◆ Exercise directions ◆
Omit any picture, and return the remaining data exactly as written.

### Data block

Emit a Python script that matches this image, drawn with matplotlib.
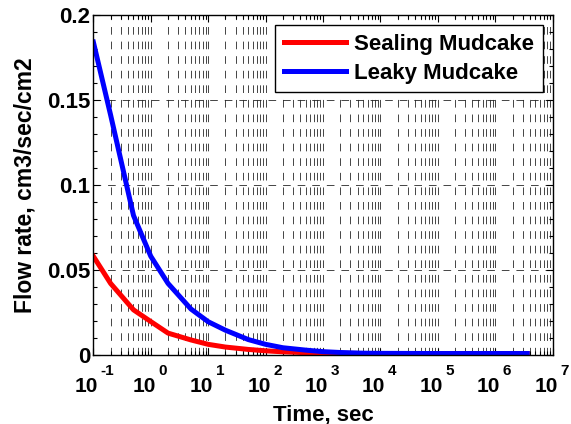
import math
import matplotlib
matplotlib.use("Agg")
import matplotlib.pyplot as plt
from matplotlib.ticker import FixedLocator, LogLocator, MultipleLocator, NullFormatter

plt.rcParams['font.family'] = ['Liberation Sans', 'DejaVu Sans']
plt.rcParams['font.weight'] = 'bold'
plt.rcParams['lines.scale_dashes'] = False

# time in seconds
time_s = [0.1, 0.2, 0.5, 1, 2, 5, 10, 20, 50, 100, 200, 500, 1000, 2000,
          5000, 1e4, 1e5, 1e6, 3.6e6]
sealing = [0.058, 0.042, 0.0265, 0.0196, 0.0128, 0.0088, 0.0062, 0.0046,
           0.0032, 0.0024, 0.0018, 0.0013, 0.0011, 0.0009, 0.0008, 0.0008,
           0.0008, 0.0008, 0.0008]
leaky = [0.184, 0.141, 0.082, 0.058, 0.042, 0.027, 0.0195, 0.0145, 0.009,
         0.0062, 0.0042, 0.0028, 0.0019, 0.0014, 0.0010, 0.0009, 0.0008,
         0.0008, 0.0008]
labels = ["Sealing Mudcake", "Leaky Mudcake"]
x_ticks = [1e-1, 1e0, 1e1, 1e2, 1e3, 1e4, 1e5, 1e6, 1e7]
y_ticks = [0, 0.05, 0.1, 0.15, 0.2]
y_labels = ["0", "0.05", "0.1", "0.15", "0.2"]

fig = plt.figure(figsize=(5.71, 4.24), dpi=100)
ax = fig.add_axes([0.1635, 0.163, 0.8045, 0.802])

ax.plot(time_s, sealing, color="red", lw=3.6, label=labels[0])
ax.plot(time_s, leaky, color="blue", lw=3.6, label=labels[1])

ax.set_xscale("log")
ax.set_xlim(0.1, 1e7)
ax.set_ylim(0, 0.2)

ax.xaxis.set_major_locator(FixedLocator(x_ticks))
ax.xaxis.set_minor_locator(LogLocator(base=10, subs=range(2, 10), numticks=200))
ax.xaxis.set_major_formatter(NullFormatter())
ax.xaxis.set_minor_formatter(NullFormatter())
ax.yaxis.set_major_locator(FixedLocator(y_ticks))
ax.set_yticklabels(y_labels)
ax.yaxis.set_minor_locator(MultipleLocator(0.01))

ax.tick_params(which="both", direction="in", top=True, right=True, width=0.8)
ax.tick_params(which="major", length=5)
ax.tick_params(which="minor", length=3)
ax.tick_params(axis="y", pad=2, labelsize=16)

# MATLAB style 10^n labels: base and exponent as separate texts
for v in x_ticks:
    ax.annotate("10", xy=(v, 0), xycoords=("data", "axes fraction"),
                xytext=(3.6, -26.6), textcoords="offset points",
                ha="right", va="baseline", fontsize=15, fontweight="bold")
    ax.annotate("%d" % round(math.log10(v)), xy=(v, 0),
                xycoords=("data", "axes fraction"),
                xytext=(5.4, -14.4), textcoords="offset points",
                ha="left", va="baseline", fontsize=11, fontweight="bold")

dash = (0, (5.5, 5))
ax.grid(True, which="major", axis="y", color="0.15", lw=0.6, linestyle=dash)
ax.grid(True, which="both", axis="x", color="0.15", lw=0.6, linestyle=dash)
ax.set_axisbelow(True)

for s in ax.spines.values():
    s.set_linewidth(1.0)

ax.set_xlabel("Time, sec", fontsize=16, fontweight="bold")
ax.xaxis.set_label_coords(0.5, -0.145)
ax.set_ylabel("Flow rate, cm3/sec/cm2", fontsize=16.5, fontweight="bold", labelpad=8)

leg = ax.legend(loc="upper right", fontsize=16, fancybox=False, framealpha=1,
                edgecolor="black", handlelength=2.8, borderaxespad=0.45,
                borderpad=0.4, labelspacing=0.35, handletextpad=0.35)
leg.get_frame().set_linewidth(1.0)

fig.savefig("out.png", dpi=100)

######

◆ Solution ◆
Emit a Python script that matches this image, drawn with matplotlib.
import math
import matplotlib
matplotlib.use("Agg")
import matplotlib.pyplot as plt
from matplotlib.ticker import FixedLocator, LogLocator, MultipleLocator, NullFormatter

plt.rcParams['font.family'] = ['Liberation Sans', 'DejaVu Sans']
plt.rcParams['font.weight'] = 'bold'
plt.rcParams['lines.scale_dashes'] = False

# time in seconds
time_s = [0.1, 0.2, 0.5, 1, 2, 5, 10, 20, 50, 100, 200, 500, 1000, 2000,
          5000, 1e4, 1e5, 1e6, 3.6e6]
sealing = [0.058, 0.042, 0.0265, 0.0196, 0.0128, 0.0088, 0.0062, 0.0046,
           0.0032, 0.0024, 0.0018, 0.0013, 0.0011, 0.0009, 0.0008, 0.0008,
           0.0008, 0.0008, 0.0008]
leaky = [0.184, 0.141, 0.082, 0.058, 0.042, 0.027, 0.0195, 0.0145, 0.009,
         0.0062, 0.0042, 0.0028, 0.0019, 0.0014, 0.0010, 0.0009, 0.0008,
         0.0008, 0.0008]
labels = ["Sealing Mudcake", "Leaky Mudcake"]
x_ticks = [1e-1, 1e0, 1e1, 1e2, 1e3, 1e4, 1e5, 1e6, 1e7]
y_ticks = [0, 0.05, 0.1, 0.15, 0.2]
y_labels = ["0", "0.05", "0.1", "0.15", "0.2"]

fig = plt.figure(figsize=(5.71, 4.24), dpi=100)
ax = fig.add_axes([0.1635, 0.163, 0.8045, 0.802])

ax.plot(time_s, sealing, color="red", lw=3.6, label=labels[0])
ax.plot(time_s, leaky, color="blue", lw=3.6, label=labels[1])

ax.set_xscale("log")
ax.set_xlim(0.1, 1e7)
ax.set_ylim(0, 0.2)

ax.xaxis.set_major_locator(FixedLocator(x_ticks))
ax.xaxis.set_minor_locator(LogLocator(base=10, subs=range(2, 10), numticks=200))
ax.xaxis.set_major_formatter(NullFormatter())
ax.xaxis.set_minor_formatter(NullFormatter())
ax.yaxis.set_major_locator(FixedLocator(y_ticks))
ax.set_yticklabels(y_labels)
ax.yaxis.set_minor_locator(MultipleLocator(0.01))

ax.tick_params(which="both", direction="in", top=True, right=True, width=0.8)
ax.tick_params(which="major", length=5)
ax.tick_params(which="minor", length=3)
ax.tick_params(axis="y", pad=2, labelsize=16)

# MATLAB style 10^n labels: base and exponent as separate texts
for v in x_ticks:
    ax.annotate("10", xy=(v, 0), xycoords=("data", "axes fraction"),
                xytext=(3.6, -26.6), textcoords="offset points",
                ha="right", va="baseline", fontsize=15, fontweight="bold")
    ax.annotate("%d" % round(math.log10(v)), xy=(v, 0),
                xycoords=("data", "axes fraction"),
                xytext=(5.4, -14.4), textcoords="offset points",
                ha="left", va="baseline", fontsize=11, fontweight="bold")

dash = (0, (5.5, 5))
ax.grid(True, which="major", axis="y", color="0.15", lw=0.6, linestyle=dash)
ax.grid(True, which="both", axis="x", color="0.15", lw=0.6, linestyle=dash)
ax.set_axisbelow(True)

for s in ax.spines.values():
    s.set_linewidth(1.0)

ax.set_xlabel("Time, sec", fontsize=16, fontweight="bold")
ax.xaxis.set_label_coords(0.5, -0.145)
ax.set_ylabel("Flow rate, cm3/sec/cm2", fontsize=16.5, fontweight="bold", labelpad=8)

leg = ax.legend(loc="upper right", fontsize=16, fancybox=False, framealpha=1,
                edgecolor="black", handlelength=2.8, borderaxespad=0.45,
                borderpad=0.4, labelspacing=0.35, handletextpad=0.35)
leg.get_frame().set_linewidth(1.0)

fig.savefig("out.png", dpi=100)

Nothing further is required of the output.